Fermilab Scientists Discover New Particle
An anonymous reader writes "Fermilab today announced that scientists working at the CDF (Collision Detector at Fermilab) experiment confirmed the observation of a new particle, the Xi-sub-b. The Xi-sub-b is categorized as a baryon, which are formed of three quarks. Commonly known baryons include the proton as well as the neutron."
My guess is they've discovered an old particle.
Sometimes the light at the end of the tunnel is the headlight of an oncoming train.
Favorite quotes from TFA:
"existence of the Xi-sub-b has been predicted for some time"
"the Xi-sub-b was observed in 25 instances among almost 500 trillion proton-antiproton collisions"

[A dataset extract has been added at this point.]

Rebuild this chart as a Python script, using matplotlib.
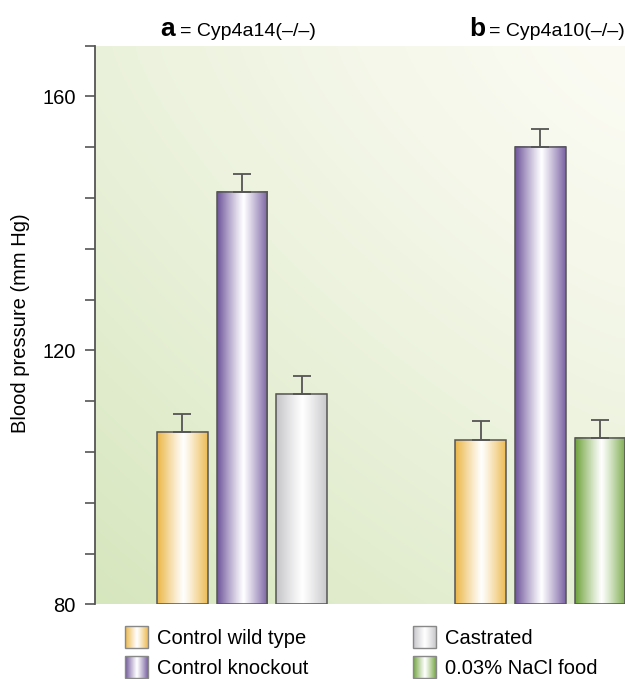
import numpy as np
import matplotlib
matplotlib.use("Agg")
import matplotlib.pyplot as plt
from matplotlib.patches import Rectangle
from matplotlib.colors import to_rgb

plt.rcParams['font.family'] = ['Liberation Sans', 'DejaVu Sans']

# ---- data ----
groups = ["a", "b"]
group_titles = ["Cyp4a14(\u2013/\u2013)", "Cyp4a10(\u2013/\u2013)"]
conditions_a = ["Control wild type", "Control knockout", "Castrated"]
conditions_b = ["Control wild type", "Control knockout", "0.03% NaCl food"]
values_a = [107.1, 144.9, 113.1]
errors_a = [2.9, 2.9, 2.9]
values_b = [105.8, 152.0, 106.2]
errors_b = [3.0, 2.9, 2.9]
legend_labels = ["Control wild type", "Control knockout", "Castrated", "0.03% NaCl food"]
yticks_major = [80, 120, 160]

edge_colors = {
    "Control wild type": "#ebb545",
    "Control knockout": "#6e549a",
    "Castrated": "#c4c4c8",
    "0.03% NaCl food": "#6ea23a",
}

W, H = 625, 679
fig = plt.figure(figsize=(W / 100, H / 100), dpi=100)
ax = fig.add_axes([95 / W, 1 - 604.3 / H, 530 / W, (604.3 - 45.5) / H])

# background gradient
ny, nx = 200, 200
xx, yy = np.meshgrid(np.linspace(0, 1, nx), np.linspace(0, 1, ny))
w = np.clip(0.45 * (1 - xx) ** 1.3 + 0.55 * yy ** 1.3, 0, 1)  # yy=1 bottom (origin upper)
green = np.array(to_rgb("#d6e6bd"))
cream = np.array(to_rgb("#fbfbf3"))
bg = cream[None, None, :] * (1 - w[..., None]) + green[None, None, :] * w[..., None]
ax.imshow(bg, extent=[0, 1, 0, 1], transform=ax.transAxes, aspect='auto', zorder=0, origin='upper')


def grad_row(color, n=128):
    c = np.array(to_rgb(color))
    t = np.linspace(0, 1, n)
    prof = np.abs(2 * (t - 0.52)) / 1.04
    prof = np.clip(prof, 0, 1) ** 1.1
    white = np.array([1.0, 1.0, 1.0])
    row = white[None, :] * (1 - prof[:, None]) + c[None, :] * prof[:, None]
    return row[None, :, :]


bar_width = 0.85
group_offsets = [0, 5]
ymin, ymax = 80, 168

for g, (conds, vals, errs) in enumerate([(conditions_a, values_a, errors_a),
                                         (conditions_b, values_b, errors_b)]):
    for i, (c, v, e) in enumerate(zip(conds, vals, errs)):
        x = group_offsets[g] + i
        x0, x1 = x - bar_width / 2, x + bar_width / 2
        ax.imshow(grad_row(edge_colors[c]), extent=[x0, x1, ymin, v], aspect='auto',
                  zorder=2, interpolation='bilinear')
        ax.add_patch(Rectangle((x0, ymin), bar_width, v - ymin, fill=False,
                               edgecolor='#555555', lw=1.1, zorder=3))
        ax.errorbar([x], [v], yerr=[[0], [e]], fmt='none', ecolor='#555555',
                    elinewidth=1.3, capsize=6.5, capthick=1.3, zorder=3)

ax.set_xlim(-1.467, 7.42)
ax.set_ylim(ymin, ymax)
ax.set_yticks(np.arange(80, 169, 8))
ax.set_yticklabels([str(t) if t in yticks_major else "" for t in np.arange(80, 169, 8)])
ax.tick_params(axis='y', length=7, width=1.2, color='#555555', pad=7, labelsize=14.5)
ax.set_xticks([])
for s in ['top', 'right', 'bottom']:
    ax.spines[s].set_visible(False)
ax.spines['left'].set_color('#555555')
ax.spines['left'].set_linewidth(1.3)
ax.spines['left'].set_bounds(ymin, ymax)

fig.text(21 / W, 1 - 323 / H, "Blood pressure (mm Hg)", rotation=90, ha='center',
         va='center', fontsize=14.5)

# titles
title_x = [160, 469]
for g in range(2):
    fig.text(title_x[g] / W, 1 - 36 / H, groups[g], fontsize=19, fontweight='bold',
             ha='left', va='baseline')
    fig.text((title_x[g] + 20) / W, 1 - 36 / H, "= " + group_titles[g], fontsize=14,
             ha='left', va='baseline')

# legend (overlay in pixel coordinates)
lax = fig.add_axes([0, 0, 1, 1])
lax.set_xlim(0, W)
lax.set_ylim(H, 0)
lax.axis('off')
leg_pos = [(125, 626), (125, 656), (413, 626), (413, 656)]
for lab, (lx, ly) in zip(legend_labels, leg_pos):
    lax.imshow(grad_row(edge_colors[lab]), extent=[lx, lx + 23, ly + 22, ly], aspect='auto',
               interpolation='bilinear', zorder=2)
    lax.add_patch(Rectangle((lx, ly), 23, 22, fill=False, edgecolor='#888888', lw=1.0, zorder=3))
    lax.text(lx + 32, ly + 12, lab, fontsize=14.5, ha='left', va='center')
lax.set_xlim(0, W)
lax.set_ylim(H, 0)

fig.savefig("out.png", dpi=100)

http://arxiv.org/abs/1107.3753
If you'd prefer a link to the actual release instead ofconceivablytech's take on it:
http://www.fnal.gov/pub/presspass/press_releases/2011/CDF-Xi-sub-b-observation-20110720.html
does anyone have the arXiv link to the actual paper, not the PR fluff?
"Science flies us to the moon. Religion flies us into buildings." - Victor Stenger
They haven't discovered a new fundamental particle. All they've done is to arrange some quarks into an arrangement we've already known about.
This is an engineering accomplishment -- sticking together an up, a strange, and a bottom quark to make a bound state. It doesn't represent any great discovery in physics; people have known for a long while that such a particle exists, simply from the properties of quarks. In fact, lattice QCD has been able to simulate such things for a while now, and (although I have not seen such a result) could calculate its mass.
Making a big deal about this could be a political move, since the Tevatron (the particle accelerator that the CDF is attached to) is due to shut down soon.
No, it's *not* another new particle. It's a new arrangement of particles we have known about since the 1970's, when such a re-write happened and the quark model was introduced.
You're thinking of engineering or applied science at best. You won't know the benefits of fundamental research until later. You know, little things like electricity and semiconductors.
Number theory was known as the most useless of all branches of mathematics, yet now you couldn't pay your bills online without the public key cryptography it has made possible. By your standard of what should be investigated, we would still be banging big rocks together. Now we are banging tiny, tiny atoms together. That's progress.
Yes. Speaker cables.
We haven't decided whether Xi-sub-b free cables or cables with a surplus of Xi-sub-b will sell better. But we'll be ready when marketing figures it out.
Have gnu, will travel.
I guess thats why the cell phone company keeps sending me 'free upgrade' offers. (I am happy with my existing phone thankyou.
Does anyone know if you can make stuff with this new particle? Protons and neutrons make up the nuclei of atoms...
(What is the charge of this new particle? I don't really care about the spin, I will leave that to Fox news.